═════ MATERIAL SUPPLIED ═════

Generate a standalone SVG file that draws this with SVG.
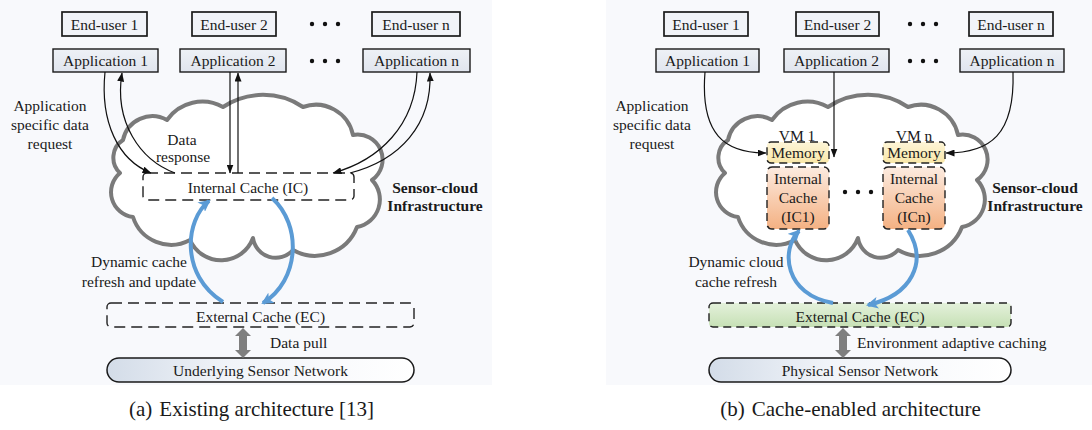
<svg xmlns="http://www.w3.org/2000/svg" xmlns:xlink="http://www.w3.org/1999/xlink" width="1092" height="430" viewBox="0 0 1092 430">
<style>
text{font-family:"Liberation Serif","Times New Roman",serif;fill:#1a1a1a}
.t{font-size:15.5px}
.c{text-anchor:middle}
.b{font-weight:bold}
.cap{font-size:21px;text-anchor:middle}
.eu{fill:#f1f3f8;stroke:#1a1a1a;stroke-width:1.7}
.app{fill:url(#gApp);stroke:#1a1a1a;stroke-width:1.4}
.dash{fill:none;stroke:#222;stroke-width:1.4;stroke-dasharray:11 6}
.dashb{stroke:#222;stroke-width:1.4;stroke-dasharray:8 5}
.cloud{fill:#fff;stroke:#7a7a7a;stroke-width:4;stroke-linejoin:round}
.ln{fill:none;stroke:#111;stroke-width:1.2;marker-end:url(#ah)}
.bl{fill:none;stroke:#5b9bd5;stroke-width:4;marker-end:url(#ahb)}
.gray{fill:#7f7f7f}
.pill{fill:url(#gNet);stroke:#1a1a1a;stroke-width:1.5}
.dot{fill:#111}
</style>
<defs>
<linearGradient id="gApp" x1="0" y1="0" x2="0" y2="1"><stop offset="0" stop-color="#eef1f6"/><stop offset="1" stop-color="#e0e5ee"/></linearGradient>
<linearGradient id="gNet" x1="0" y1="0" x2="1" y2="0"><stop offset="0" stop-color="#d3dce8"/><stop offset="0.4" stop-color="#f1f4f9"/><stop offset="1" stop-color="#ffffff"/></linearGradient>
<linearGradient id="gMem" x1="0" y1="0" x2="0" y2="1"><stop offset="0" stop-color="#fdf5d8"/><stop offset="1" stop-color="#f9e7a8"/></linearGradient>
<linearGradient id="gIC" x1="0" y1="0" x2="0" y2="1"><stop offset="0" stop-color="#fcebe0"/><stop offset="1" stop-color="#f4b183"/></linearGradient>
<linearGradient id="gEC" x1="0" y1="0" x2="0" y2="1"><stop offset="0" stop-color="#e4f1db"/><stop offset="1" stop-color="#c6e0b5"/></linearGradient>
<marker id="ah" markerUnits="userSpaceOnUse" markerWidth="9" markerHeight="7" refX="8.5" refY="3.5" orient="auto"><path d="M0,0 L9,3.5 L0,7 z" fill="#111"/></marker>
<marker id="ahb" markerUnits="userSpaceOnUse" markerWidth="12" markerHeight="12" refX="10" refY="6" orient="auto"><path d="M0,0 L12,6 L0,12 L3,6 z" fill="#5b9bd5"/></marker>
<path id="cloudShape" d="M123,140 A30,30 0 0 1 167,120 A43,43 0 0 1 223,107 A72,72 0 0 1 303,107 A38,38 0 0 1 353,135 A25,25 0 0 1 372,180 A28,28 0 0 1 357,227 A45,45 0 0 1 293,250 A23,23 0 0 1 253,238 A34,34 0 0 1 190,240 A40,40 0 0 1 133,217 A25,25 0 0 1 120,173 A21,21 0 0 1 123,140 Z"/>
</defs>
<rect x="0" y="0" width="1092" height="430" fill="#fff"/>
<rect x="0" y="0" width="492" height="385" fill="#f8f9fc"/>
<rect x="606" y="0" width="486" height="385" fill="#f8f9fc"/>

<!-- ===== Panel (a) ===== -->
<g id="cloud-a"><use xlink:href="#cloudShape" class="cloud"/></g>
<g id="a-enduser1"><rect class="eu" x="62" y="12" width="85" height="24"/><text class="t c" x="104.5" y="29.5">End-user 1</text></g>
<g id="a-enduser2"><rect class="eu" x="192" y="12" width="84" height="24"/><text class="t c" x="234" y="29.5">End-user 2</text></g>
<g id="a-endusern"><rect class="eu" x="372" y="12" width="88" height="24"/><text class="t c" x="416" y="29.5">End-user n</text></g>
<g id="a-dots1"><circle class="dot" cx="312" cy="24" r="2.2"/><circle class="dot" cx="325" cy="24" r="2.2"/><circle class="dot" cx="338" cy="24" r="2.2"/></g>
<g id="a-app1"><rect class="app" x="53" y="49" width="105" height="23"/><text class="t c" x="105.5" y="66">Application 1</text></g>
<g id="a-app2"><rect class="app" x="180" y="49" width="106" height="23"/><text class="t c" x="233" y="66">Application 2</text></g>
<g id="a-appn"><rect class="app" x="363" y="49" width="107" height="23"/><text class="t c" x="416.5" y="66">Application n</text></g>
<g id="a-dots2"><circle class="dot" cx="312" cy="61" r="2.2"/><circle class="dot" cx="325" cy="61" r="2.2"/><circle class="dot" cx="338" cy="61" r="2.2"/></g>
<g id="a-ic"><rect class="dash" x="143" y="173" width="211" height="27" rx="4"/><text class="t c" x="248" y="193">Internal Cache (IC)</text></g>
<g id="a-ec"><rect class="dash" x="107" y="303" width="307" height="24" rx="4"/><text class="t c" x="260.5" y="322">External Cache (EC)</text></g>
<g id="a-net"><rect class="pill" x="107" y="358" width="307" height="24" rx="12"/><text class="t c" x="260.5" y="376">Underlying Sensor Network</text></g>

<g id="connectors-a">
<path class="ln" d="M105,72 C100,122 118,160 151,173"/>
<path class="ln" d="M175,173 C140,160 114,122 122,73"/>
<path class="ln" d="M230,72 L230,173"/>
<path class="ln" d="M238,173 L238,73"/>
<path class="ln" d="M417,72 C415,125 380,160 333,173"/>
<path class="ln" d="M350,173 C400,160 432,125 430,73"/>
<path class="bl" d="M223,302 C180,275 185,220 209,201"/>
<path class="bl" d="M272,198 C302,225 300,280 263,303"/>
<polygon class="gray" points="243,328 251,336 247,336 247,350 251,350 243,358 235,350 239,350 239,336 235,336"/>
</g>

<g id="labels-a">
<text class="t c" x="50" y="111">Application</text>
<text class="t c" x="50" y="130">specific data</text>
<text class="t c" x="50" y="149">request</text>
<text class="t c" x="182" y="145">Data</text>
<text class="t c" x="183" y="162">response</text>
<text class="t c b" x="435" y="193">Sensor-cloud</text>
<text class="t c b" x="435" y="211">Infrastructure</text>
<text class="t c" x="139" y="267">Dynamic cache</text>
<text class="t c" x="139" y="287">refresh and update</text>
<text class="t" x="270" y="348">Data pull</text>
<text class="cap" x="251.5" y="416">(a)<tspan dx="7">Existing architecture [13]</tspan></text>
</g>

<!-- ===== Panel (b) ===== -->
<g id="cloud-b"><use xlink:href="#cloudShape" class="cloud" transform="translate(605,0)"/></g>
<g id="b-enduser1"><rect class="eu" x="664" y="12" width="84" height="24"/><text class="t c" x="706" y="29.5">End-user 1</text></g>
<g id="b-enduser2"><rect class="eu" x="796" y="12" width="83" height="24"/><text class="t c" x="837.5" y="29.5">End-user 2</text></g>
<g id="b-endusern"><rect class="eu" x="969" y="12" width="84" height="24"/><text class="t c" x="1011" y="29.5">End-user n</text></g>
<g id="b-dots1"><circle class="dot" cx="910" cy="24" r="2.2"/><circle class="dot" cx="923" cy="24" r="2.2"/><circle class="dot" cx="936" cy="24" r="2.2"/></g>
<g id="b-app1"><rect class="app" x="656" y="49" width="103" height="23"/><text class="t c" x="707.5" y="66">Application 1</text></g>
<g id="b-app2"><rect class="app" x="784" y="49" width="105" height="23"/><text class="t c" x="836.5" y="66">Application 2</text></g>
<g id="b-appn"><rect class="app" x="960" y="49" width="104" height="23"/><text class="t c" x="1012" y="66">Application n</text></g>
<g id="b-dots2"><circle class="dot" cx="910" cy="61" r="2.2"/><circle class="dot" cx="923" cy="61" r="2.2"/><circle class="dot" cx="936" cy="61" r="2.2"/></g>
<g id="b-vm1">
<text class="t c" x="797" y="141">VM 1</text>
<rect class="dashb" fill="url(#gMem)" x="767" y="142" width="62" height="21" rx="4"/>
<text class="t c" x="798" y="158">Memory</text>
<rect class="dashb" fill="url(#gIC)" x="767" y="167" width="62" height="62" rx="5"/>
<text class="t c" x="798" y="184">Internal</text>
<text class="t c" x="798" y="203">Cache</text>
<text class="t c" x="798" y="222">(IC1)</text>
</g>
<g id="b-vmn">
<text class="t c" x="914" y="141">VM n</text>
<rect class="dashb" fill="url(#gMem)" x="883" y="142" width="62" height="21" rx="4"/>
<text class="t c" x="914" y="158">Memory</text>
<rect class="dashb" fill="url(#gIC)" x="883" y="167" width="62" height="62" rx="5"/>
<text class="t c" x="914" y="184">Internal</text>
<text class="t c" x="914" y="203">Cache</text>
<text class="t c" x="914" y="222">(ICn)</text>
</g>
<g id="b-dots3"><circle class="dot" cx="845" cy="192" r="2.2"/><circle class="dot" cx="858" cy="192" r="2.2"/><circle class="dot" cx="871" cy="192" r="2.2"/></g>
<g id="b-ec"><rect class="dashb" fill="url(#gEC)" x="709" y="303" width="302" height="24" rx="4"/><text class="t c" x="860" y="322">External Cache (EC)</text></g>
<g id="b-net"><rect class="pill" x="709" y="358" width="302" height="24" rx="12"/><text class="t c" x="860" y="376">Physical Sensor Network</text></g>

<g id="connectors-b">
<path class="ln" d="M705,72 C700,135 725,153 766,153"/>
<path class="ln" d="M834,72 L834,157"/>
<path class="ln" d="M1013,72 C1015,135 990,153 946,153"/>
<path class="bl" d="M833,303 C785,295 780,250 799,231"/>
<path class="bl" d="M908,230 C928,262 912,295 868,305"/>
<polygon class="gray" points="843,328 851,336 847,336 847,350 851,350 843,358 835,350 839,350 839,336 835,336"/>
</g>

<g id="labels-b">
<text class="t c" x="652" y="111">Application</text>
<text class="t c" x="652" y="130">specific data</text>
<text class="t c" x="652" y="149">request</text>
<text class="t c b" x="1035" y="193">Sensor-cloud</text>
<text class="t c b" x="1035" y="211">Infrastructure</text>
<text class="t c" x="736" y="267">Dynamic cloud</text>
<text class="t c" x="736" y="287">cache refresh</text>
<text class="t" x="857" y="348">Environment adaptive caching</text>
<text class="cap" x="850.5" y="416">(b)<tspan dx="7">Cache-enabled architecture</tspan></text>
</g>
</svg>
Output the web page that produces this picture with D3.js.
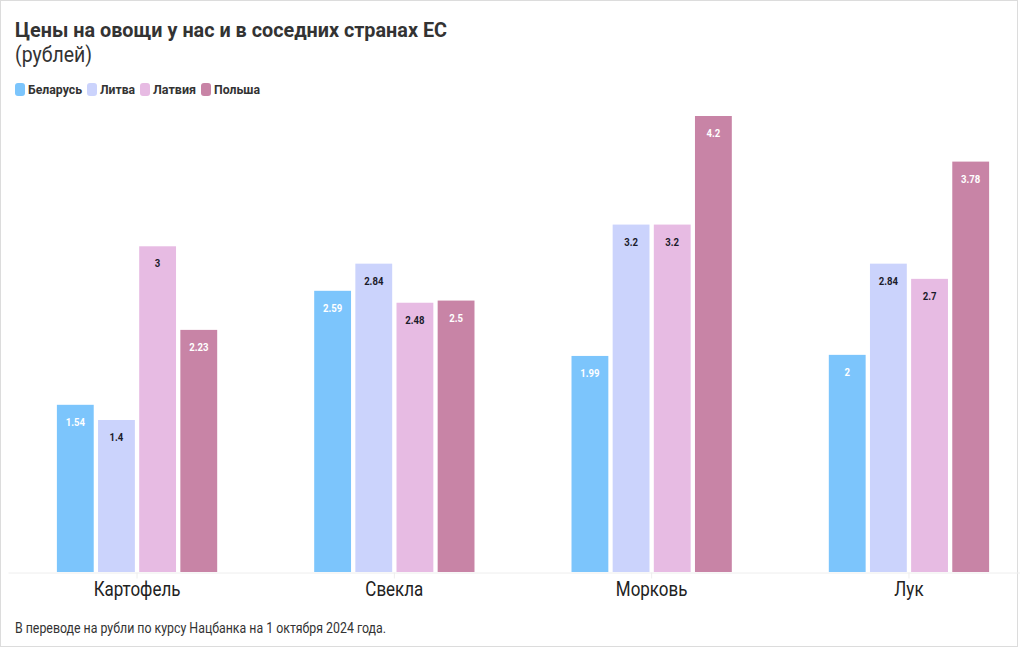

═════

▶ [DIRECTIVE]:
Read the lines above. Gather those in which the string "this" is found.

▶ [ANSWER]:
Generate a standalone SVG file that draws this with SVG.
Output the web page that produces this picture with D3.js.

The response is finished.